Gelet op nieuwe feiten en omstandigheden die tijdens de mondelinge behandeling in hoger beroep zijn gebleken, namelijk dat rechthebbenden feitelijk uiteen zijn, dat zij het voornemen hebben om een echtscheiding te verzoeken en het feit dat de bewindvoerder om die redenen niet langer bezwaar heeft tegen toewijzing van het verzoek, is er naar het oordeel van het hof sprake van gewichtige redenen en zal het hof de bewindvoerder alsnog ontslaan en de voorgestelde bewindvoerder tot opvolgend bewindvoerder benoemen.
Het hof heeft onvoldoende inzicht in de situatie om te beoordelen of de opvolgend bewindvoerder naast de jaarbeloning eventueel ook recht heeft op een beloning voor aanvangswerkzaamheden. Het hof geeft de opvolgend bewindvoerder in overweging, indien hij daarop aanspraak wenst te maken, om zich daarvoor te wenden tot de kantonrechter.

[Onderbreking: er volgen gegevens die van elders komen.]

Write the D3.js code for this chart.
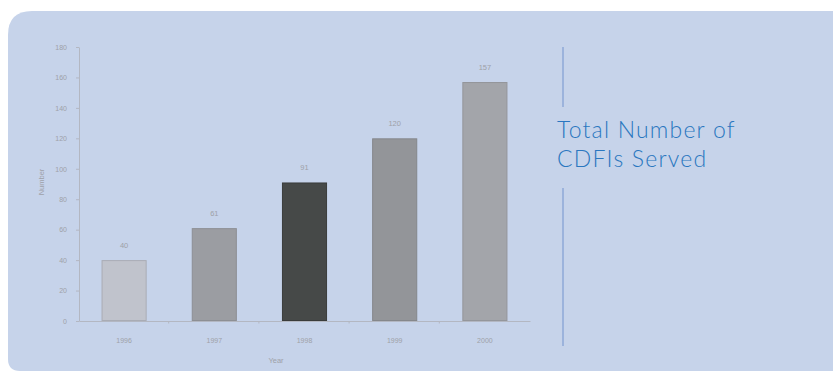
<!DOCTYPE html>
<html>
<head>
<meta charset="utf-8">
<script src="https://cdn.jsdelivr.net/npm/d3@7/dist/d3.min.js"></script>
<style>
  html, body { margin: 0; padding: 0; background: #ffffff; }
  svg { display: block; }
</style>
</head>
<body>
<svg id="chart" width="833" height="373"></svg>
<script>
// ---- data ----
const years = ["1996", "1997", "1998", "1999", "2000"];
const cdfis = [40, 61, 91, 120, 157];
const yTicks = [0, 20, 40, 60, 80, 100, 120, 140, 160, 180];
const titleLines = ["Total Number of", "CDFIs Served"];
const xTitle = "Year";
const yTitle = "Number";

// ---- styles ----
const barFill = ["#c0c3cc", "#9b9da2", "#464948", "#939599", "#a3a5aa"];
const barEdge = ["#a9acb5", "#8d8f94", "#3a3c3b", "#85878b", "#94969b"];
const panelColor = "#c6d3ea";
const axisColor = "#b3b7c2";
const labelColor = "#9ea1a8";

const svg = d3.select("#chart");

// background panel with rounded left corners
const px0 = 8, py0 = 11, px1 = 833, py1 = 371, rTop = 24, rBot = 12;
svg.append("path")
  .attr("d", `M${px0 + rTop},${py0} L${px1},${py0} L${px1},${py1} L${px0 + rBot},${py1}
              Q${px0},${py1} ${px0},${py1 - rBot} L${px0},${py0 + rTop} Q${px0},${py0} ${px0 + rTop},${py0} Z`)
  .attr("fill", panelColor);

// scales
const x = d3.scaleBand().domain(years).range([79, 530]).paddingInner(0.5).paddingOuter(0.25);
const y = d3.scaleLinear().domain([0, 180]).range([321, 47]);

// y axis
const yAxis = svg.append("g").attr("transform", "translate(79,0)")
  .call(d3.axisLeft(y).tickValues(yTicks).tickSize(3).tickPadding(9).tickSizeOuter(0));
yAxis.select(".domain").attr("stroke", axisColor);
yAxis.selectAll(".tick line").attr("stroke", axisColor);
yAxis.selectAll(".tick text").attr("fill", labelColor)
  .style("font-family", "Liberation Sans, Arial, sans-serif").style("font-size", "7px");

// x axis
const xAxis = svg.append("g").attr("transform", "translate(0,321)")
  .call(d3.axisBottom(x).tickSize(0).tickPadding(17).tickSizeOuter(0));
xAxis.select(".domain").attr("stroke", axisColor);
xAxis.selectAll(".tick text").attr("fill", labelColor)
  .style("font-family", "Liberation Sans, Arial, sans-serif").style("font-size", "7px");
// boundary tick marks between categories
xAxis.selectAll(".sep").data(years.slice(1)).enter().append("line")
  .attr("class", "sep")
  .attr("x1", d => x(d) - x.step() * x.paddingInner() / 2 - 0.5)
  .attr("x2", d => x(d) - x.step() * x.paddingInner() / 2 - 0.5)
  .attr("y1", 0).attr("y2", 2.5)
  .attr("stroke", axisColor);

// bars
svg.append("g").selectAll("rect").data(years).enter().append("rect")
  .attr("x", d => x(d) + 0.5)
  .attr("y", (d, i) => y(cdfis[i]) + 0.5)
  .attr("width", x.bandwidth() - 1)
  .attr("height", (d, i) => y(0) - y(cdfis[i]) - 1)
  .attr("fill", (d, i) => barFill[i])
  .attr("stroke", (d, i) => barEdge[i])
  .attr("stroke-width", 1);

// value labels
svg.append("g").selectAll("text").data(years).enter().append("text")
  .attr("x", d => x(d) + x.bandwidth() / 2)
  .attr("y", (d, i) => y(cdfis[i]) - 12)
  .attr("text-anchor", "middle")
  .attr("fill", labelColor)
  .style("font-family", "Liberation Sans, Arial, sans-serif").style("font-size", "7.5px")
  .text((d, i) => cdfis[i]);

// axis titles
svg.append("text").attr("x", 276).attr("y", 363).attr("text-anchor", "middle")
  .attr("fill", labelColor)
  .style("font-family", "Liberation Sans, Arial, sans-serif").style("font-size", "7.5px")
  .text(xTitle);
svg.append("text").attr("transform", "translate(44,182) rotate(-90)").attr("text-anchor", "middle")
  .attr("fill", labelColor)
  .style("font-family", "Liberation Sans, Arial, sans-serif").style("font-size", "7.5px")
  .text(yTitle);

// right side divider lines
const lineColor = "#9cb3dc";
svg.append("line").attr("x1", 563).attr("x2", 563).attr("y1", 47).attr("y2", 107)
  .attr("stroke", lineColor).attr("stroke-width", 2);
svg.append("line").attr("x1", 563).attr("x2", 563).attr("y1", 188).attr("y2", 346)
  .attr("stroke", lineColor).attr("stroke-width", 2);

// title (two lines as separate texts)
svg.append("g").selectAll("text").data(titleLines).enter().append("text")
  .attr("x", 557)
  .attr("y", (d, i) => 138 + i * 29)
  .attr("fill", "#2a77c0")
  .style("font-family", "Lato, 'Open Sans', sans-serif")
  .style("font-weight", "300")
  .style("font-size", "23px")
  .style("letter-spacing", "1.2px")
  .text(d => d);
</script>
</body>
</html>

Het hof zal voorts bepalen dat een kopie van deze beschikking wordt gezonden aan de griffier van de rechtbank Limburg, zittingsplaats Maastricht in verband met aantekening in het Centraal curatele- en bewindregister.

4.De beslissing

Het hof:
verklaart appellanten niet-ontvankelijk in het hoger beroep voor zover dat betrekking heeft op het bewind over de goederen van [appellante] ;
vernietigt de beschikking van de rechtbank Limburg, zittingsplaats Maastricht, van
27 december 2018, voor zover het de beslissing ten aanzien van het ontslag van de bewindvoerder en de benoeming van een opvolgend bewindvoerder met betrekking tot [appellant] betreft;
en in zoverre opnieuw rechtdoende;
verleent met ingang van 1 april 2020, aan [bewindvoerder] (correspondentieadres: Postbus [postbus] , [postcode] [kantoorplaats] ) voornoemd, ontslag als bewindvoerder over de goederen van
[appellant], geboren te [geboorteplaats] op [geboortedatum] 1975, en benoemt met ingang van 1 april 2020 mr. [opvolgend bewindvoerder] (correspondentieadres: Postbus [postbus] , [postcode] [kantoorplaats] ) als bewindvoerder over zijn goederen;
bepaalt dat de bewindvoerder binnen twee maanden na de datum van deze uitspraak de eindrekening en -verantwoording aflegt aan de betrokkene en de opvolgend bewindvoerder en een - zo mogelijk door hen voor akkoord ondertekend - exemplaar ervan aan het Bewindsbureau van de rechtbank Limburg, zittingsplaats Maastricht, overlegt;
bepaalt dat de opvolgend bewindvoerder binnen drie maanden na aanvang van het bewind een beschrijving van de aan het bewind onderworpen goederen dient op te maken en een afschrift daarvan dient in te leveren ter griffie (het Bewindsbureau) van de rechtbank Limburg, zittingsplaats Maastricht;
stelt de jaarlijkse beloning van de opvolgend bewindvoerder vast overeenkomstig artikel 3 lid 2 sub a van de Regeling beloning curatoren, bewindvoerders en mentoren.
verzoekt de griffier krachtens het bepaalde in artikel 1:391 BW een afschrift van deze uitspraak toe te zenden aan de griffier van de rechtbank Limburg, zittingsplaats Maastricht in verband met aantekening in het Centraal curatele- en bewindregister.
verklaart deze beschikking tot zover uitvoerbaar bij voorraad;
wijst af het meer of anders verzochte.
Deze beschikking is gegeven door mr. E.M.C. Dumoulin, mr. J.C.E. Ackermans-Wijn en mr. M.A. Ossentjuk en is in het openbaar uitgesproken op 19 maart 2020 in tegenwoordigheid van de griffier.